My sweetheart and I don't usually "do" Valentine's Day, as we both tend to see it as a quintessential Hallmark Holiday, another capitalist gimmick to get us to spend money, and all in the name of love, or rather, Love™.
So I was a bit surprised when I got a VDay present today, with a big red heart on the cover.
It was a copy of Pablo Neruda's Twenty Love Poems and a Song of Despair.
I'm neither a poet nor a critic, and I don't know Spanish (the book contains the original Spanish alongside the English version), but I do believe that, like
feminism, poetry is for everybody, so here goes nothing.
When sitting down to read a novel or book of poetry whose context or background I know little about, I always appreciate a good preface by someone who knows the subject well, and can provide information that makes the work more meaningful for me. In that vein, this collection has an excellent, brief introduction by Cristina Garcia. While Neruda was to become a Communist Party member after WWII, and won the Nobel Prize for literature in 1971, these poems were written when he was a young man of 20. Neruda grew up in Temuca, "a densely forested region in the south of Chile." At the age of 16 he moved to Santiago, and published these poems in 1924. Garcia writes that Neruda's images are "firmly rooted in the severe beauty of his native soil."
The evocation of nature in his poems is truly beautiful. I find especially powerful his ability to write of intimate, sensual experience while at the same time relating a sense of expansiveness, harmony, and elation.
The clouds travel like white handkerchiefs of good-bye,
the wind, traveling, waving them in its hands.

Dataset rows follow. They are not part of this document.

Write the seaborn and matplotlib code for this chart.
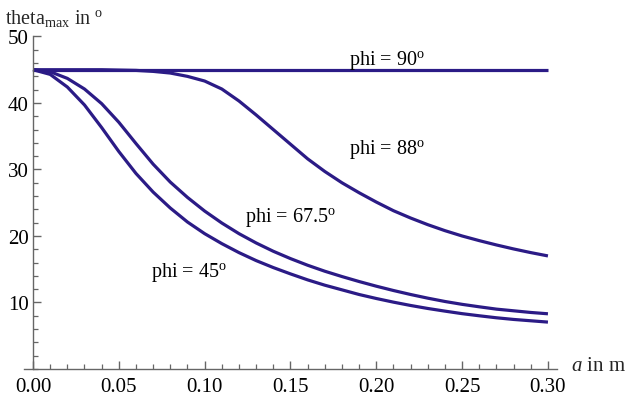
import numpy as np
import pandas as pd
import matplotlib
matplotlib.use('Agg')
import matplotlib.pyplot as plt
from matplotlib.ticker import MultipleLocator, FixedLocator
import seaborn as sns

# a in m, read every 0.01 off the reference
a_vals = [0.00, 0.01, 0.02, 0.03, 0.04, 0.05, 0.06, 0.07, 0.08, 0.09,
          0.10, 0.11, 0.12, 0.13, 0.14, 0.15, 0.16, 0.17, 0.18, 0.19,
          0.20, 0.21, 0.22, 0.23, 0.24, 0.25, 0.26, 0.27, 0.28, 0.29, 0.30]

# theta_max in degrees for each phi
theta_90 = [45.0] * 31
theta_88 = [45.0, 45.0, 45.0, 45.0, 45.0, 44.95, 44.9, 44.75, 44.5, 44.0,
            43.3, 42.1, 40.3, 38.2, 36.0, 33.8, 31.6, 29.7, 28.0, 26.5,
            25.1, 23.8, 22.7, 21.7, 20.8, 20.0, 19.3, 18.65, 18.05, 17.5, 17.0]
theta_675 = [45.0, 44.7, 43.7, 42.1, 39.9, 37.1, 33.9, 30.8, 28.1, 25.8,
             23.75, 21.95, 20.35, 18.95, 17.7, 16.6, 15.6, 14.7, 13.9, 13.15,
             12.45, 11.8, 11.2, 10.65, 10.15, 9.72, 9.35, 9.0, 8.75, 8.5, 8.3]
theta_45 = [45.0, 44.3, 42.4, 39.7, 36.3, 32.7, 29.4, 26.6, 24.2, 22.1,
            20.35, 18.85, 17.5, 16.3, 15.25, 14.3, 13.4, 12.6, 11.9, 11.2,
            10.6, 10.05, 9.55, 9.1, 8.7, 8.32, 8.0, 7.7, 7.45, 7.25, 7.05]

labels = ['phi = 90$^{\\mathrm{o}}$', 'phi = 88$^{\\mathrm{o}}$',
          'phi = 67.5$^{\\mathrm{o}}$', 'phi = 45$^{\\mathrm{o}}$']
label_a = [0.206, 0.206, 0.150, 0.091]
label_theta = [46.6, 33.1, 23.0, 14.6]

x_ticks = [0.00, 0.05, 0.10, 0.15, 0.20, 0.25, 0.30]
y_ticks = [10, 20, 30, 40, 50]

sns.set_style('white')
plt.rcParams['font.family'] = ['Liberation Serif', 'DejaVu Serif']
plt.rcParams['mathtext.fontset'] = 'custom'
plt.rcParams['mathtext.rm'] = 'Liberation Serif'
plt.rcParams['mathtext.it'] = 'Liberation Serif:italic'

line_color = '#2b1b86'
axis_color = '#666666'

fig = plt.figure(figsize=(6.26, 4.06), dpi=100)
ax = fig.add_axes([0.039, 0.0887, 0.8514, 0.819])

for ys in [theta_90, theta_88, theta_675, theta_45]:
    df = pd.DataFrame({'a': a_vals, 'theta': ys})
    sns.lineplot(data=df, x='a', y='theta', ax=ax, color=line_color, lw=2.3,
                 sort=False, estimator=None, solid_joinstyle='round',
                 solid_capstyle='butt')

for txt, xa, yt in zip(labels, label_a, label_theta):
    ax.text(xa, yt, txt, ha='center', va='center', fontsize=14.5, color='black')

ax.set_xlim(-0.005, 0.3055)
ax.set_ylim(0, 50)
ax.set_xlabel('')
ax.set_ylabel('')

for s in ['top', 'right']:
    ax.spines[s].set_visible(False)
ax.spines['left'].set_position(('data', 0))
ax.spines['left'].set_bounds(0, 50)
for s in ['left', 'bottom']:
    ax.spines[s].set_color(axis_color)
    ax.spines[s].set_linewidth(1.0)

ax.xaxis.set_major_locator(FixedLocator(x_ticks))
ax.xaxis.set_minor_locator(MultipleLocator(0.01))
ax.yaxis.set_major_locator(FixedLocator(y_ticks))
ax.yaxis.set_minor_locator(MultipleLocator(2))
ax.set_xticklabels(['%.2f' % t for t in x_ticks])
ax.set_yticklabels([str(t) for t in y_ticks])
ax.tick_params(which='major', direction='in', length=6, width=1.0,
               color=axis_color, labelsize=15, labelcolor='black')
ax.tick_params(which='minor', direction='in', length=3.5, width=0.9,
               color=axis_color)
ax.tick_params(axis='x', which='major', pad=6)
ax.tick_params(axis='y', which='major', pad=3)
ax.tick_params(bottom=True, left=True, which='both')

fig.text(0.008, 0.955, 'theta$_{\\mathrm{max}}$ in $^{\\mathrm{o}}$',
         fontsize=14.5, ha='left', va='center')
fig.text(0.912, 0.098, '$a$ in m', fontsize=15, ha='left', va='center')

fig.savefig('out.png', dpi=100)
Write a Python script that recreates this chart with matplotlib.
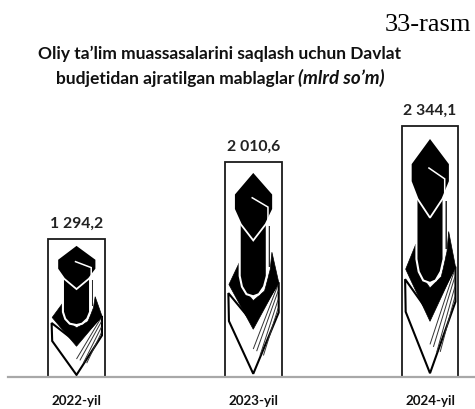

The numberless heart of the wind
beating above our loving silence.
Orchestral and divine, resounding among the trees
like a language full of war and songs.
- From "The Morning is Full"
The young Pablo Neruda
I also find his work to urge an active, engaged attitude toward the world, with sorrow and despair finding meaning and even transcendence
Leaning into the afternoons I cast my sad nets
towards your oceanic eyes.
There in the highest blaze my solitude lengthens
and flames,
its arms turning like a drowning man's.
- From "Leaning into the afternoons"
Garcia writes that Neruda "reminded readers that even if they'd been to hell and back, they could still fall in love, experience beauty and rapture, nurse their indignities and personal tragedies, and still appreciate that 'the best poet is the man that delivers their daily bread'."
Here I love you.
In the dark pines the wind disentangles itself.
The moon glows like phosphorous on the vagrant waters.
Days, all one kind, go chasing each other.
The snow unfurls in dancing figures.
A silver gull slips down from the west.
Sometimes a sail. High, high stars.
- From "Here I Love You"
Now that's a love for the year round.